Entonces, cada semestre el número de gente inscrita crecía y crecía, llegué a tener 110 estudiantes apuntados en mi lista. Tantos nombres, tantas tareas, tantas miradas aliadas, tantas historias compartidas. Recuerdo cuando, sin haberles dicho nada, descubrieron que tenía dos meses de embarazada: “Su mirada la delata, profesora”, dijeron. Los regalos que me llevaron para mi bebé. La emoción de inventar un premio con el nombre de mi hijo a los mejor de los géneros periodísticos y hasta la fecha algunos presumen su Premio Baruch. Disfruto la manera en que muchos de ellos brillan en el mundo del periodismo, la forma en que muchas de ellas ejercen con total pasión su vida periodística. Varios confiaron en mí y quisieron que fuera la asesora de sus tesis, creo que hasta la fecha llevo como 300 personas titulada bajo mi asesoría.

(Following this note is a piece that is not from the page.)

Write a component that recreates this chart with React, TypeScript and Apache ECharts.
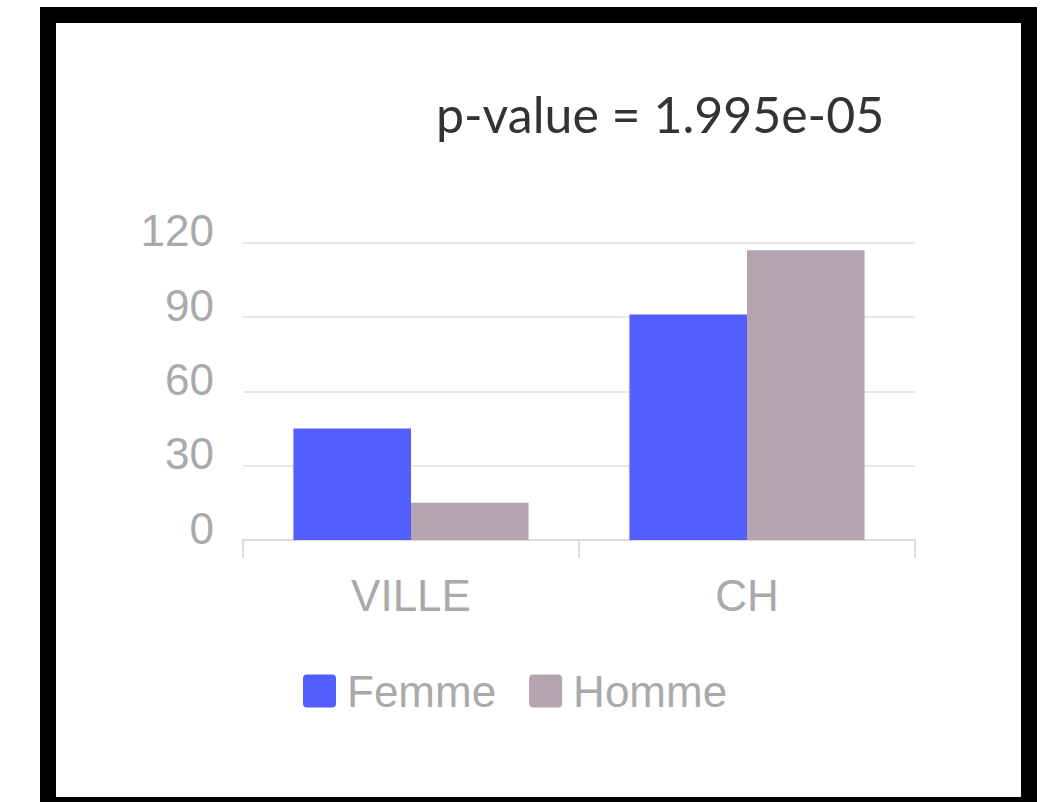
import React, { useEffect, useRef } from "react";
import * as echarts from "echarts";

const categories = ["VILLE", "CH"];
const femme = [45, 91];
const homme = [15, 117];
const seriesNames = ["Femme", "Homme"];
const titleText = "p-value = 1.995e-05";

const legendIcon =
  "path://M4,0 H29 A4,4 0 0 1 33,4 V29 A4,4 0 0 1 29,33 H4 A4,4 0 0 1 0,29 V4 A4,4 0 0 1 4,0 Z";

export default function App() {
  const ref = useRef<HTMLDivElement>(null);
  useEffect(() => {
    if (!ref.current) return;
    const chart = echarts.init(ref.current, undefined, { renderer: "svg" });
    chart.setOption({
      animation: false,
      title: {
        text: titleText,
        left: 431,
        top: 84,
        textStyle: { fontFamily: "Lato", fontSize: 50, fontWeight: "normal", color: "#333" },
      },
      legend: {
        data: seriesNames,
        left: 298,
        top: 664,
        itemWidth: 33,
        itemHeight: 33,
        itemGap: 33,
        icon: legendIcon,
        textStyle: {
          fontFamily: "Liberation Sans, Arial, sans-serif",
          fontSize: 44,
          color: "#aaa",
          padding: [0, 0, 0, 6],
        },
      },
      grid: { left: 243, right: 127, top: 242.7, bottom: 262 },
      xAxis: {
        type: "category",
        data: categories,
        axisLine: { lineStyle: { color: "#dcdcdc", width: 2 } },
        axisTick: { show: true, length: 18, lineStyle: { color: "#dcdcdc", width: 2 } },
        axisLabel: {
          margin: 33,
          fontFamily: "Liberation Sans, Arial, sans-serif",
          fontSize: 44,
          color: "#aaa",
        },
      },
      yAxis: {
        type: "value",
        min: 0,
        max: 120,
        interval: 30,
        axisLine: { show: false },
        axisTick: { show: false },
        splitLine: { lineStyle: { color: "#e8e8e8", width: 2 } },
        axisLabel: {
          margin: 29,
          verticalAlign: "bottom",
          lineHeight: 24,
          fontFamily: "Liberation Sans, Arial, sans-serif",
          fontSize: 44,
          color: "#aaa",
        },
      },
      series: [
        {
          name: seriesNames[0],
          type: "bar",
          data: femme,
          barGap: "0%",
          barCategoryGap: "30%",
          itemStyle: { color: "#525ffe" },
        },
        {
          name: seriesNames[1],
          type: "bar",
          data: homme,
          barGap: "0%",
          barCategoryGap: "30%",
          itemStyle: { color: "#b5a4ad" },
        },
      ],
    });
    return () => chart.dispose();
  }, []);
  return (
    <div style={{ position: "fixed", left: 0, top: 0, width: 1042, height: 802, background: "#fff", overflow: "hidden" }}>
      <div
        style={{
          position: "absolute",
          left: 40,
          top: 7,
          width: 965,
          height: 774,
          border: "16px solid #000",
          background: "#fff",
        }}
      />
      <div ref={ref} style={{ position: "absolute", left: 0, top: 0, width: 1042, height: 802 }} />
    </div>
  );
}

Qué bellos días cuando impartía lunes y jueves Géneros Informativos y Géneros de Opinión en el cuarto semestre. Martes y viernes, Géneros Interpretativos, en quinto semestre. Me atrevía a dar clases de 8 a 10 de la noche porque todavía la ciudad de México era tranquila. Me tocó vivir en el salón algún temblor, reír con exposiciones provocadoras, desvelarme corrigiendo artículos o reportajes, escribiendo con mis jeroglíficos felicitaciones o consejos en cada tarea. Me encantaba toparme en la explanada con saludos y sonrisas, con abrazos y agradecimientos. Convertí mi corazón en un gran edificio donde todos tienen lugar, los aplicados y los flojos, las talentosas y las inquietas, alumnos de los que era tan fácil enamorarse, alumnas que hoy son mis grandes amigas.

Y de pronto, han pasado 35 años, hoy tengo 60, lo que delata que empecé a ser profesora a los 25. Sigo dando clases en la UNAM, pero ya no en la licenciatura del sistema escolarizado, al irme a vivir a Hidalgo, bajé el ritmo, me quedé solamente con mis clases en posgrado y en el sistema abierto. Sin embargo, jamás he dejado de sentir esta piel dorada, esta sangre azul, esta alma puma, este cariño por cada estudiante, algunos inolvidables, todos latentes en mi corazón.

Por eso, esta semana de junio fue muy especial al recibir mi diploma y medalla que delatan mis 35 años como docente-indecente, profesora apasionada, maestra con medias de seda y corazón de pollo. Por eso, desde aquí celebro con cada alumno y cada alumna, para que desde el fondo de nuestro corazón gritemos: ¡Goya, goya, universidad!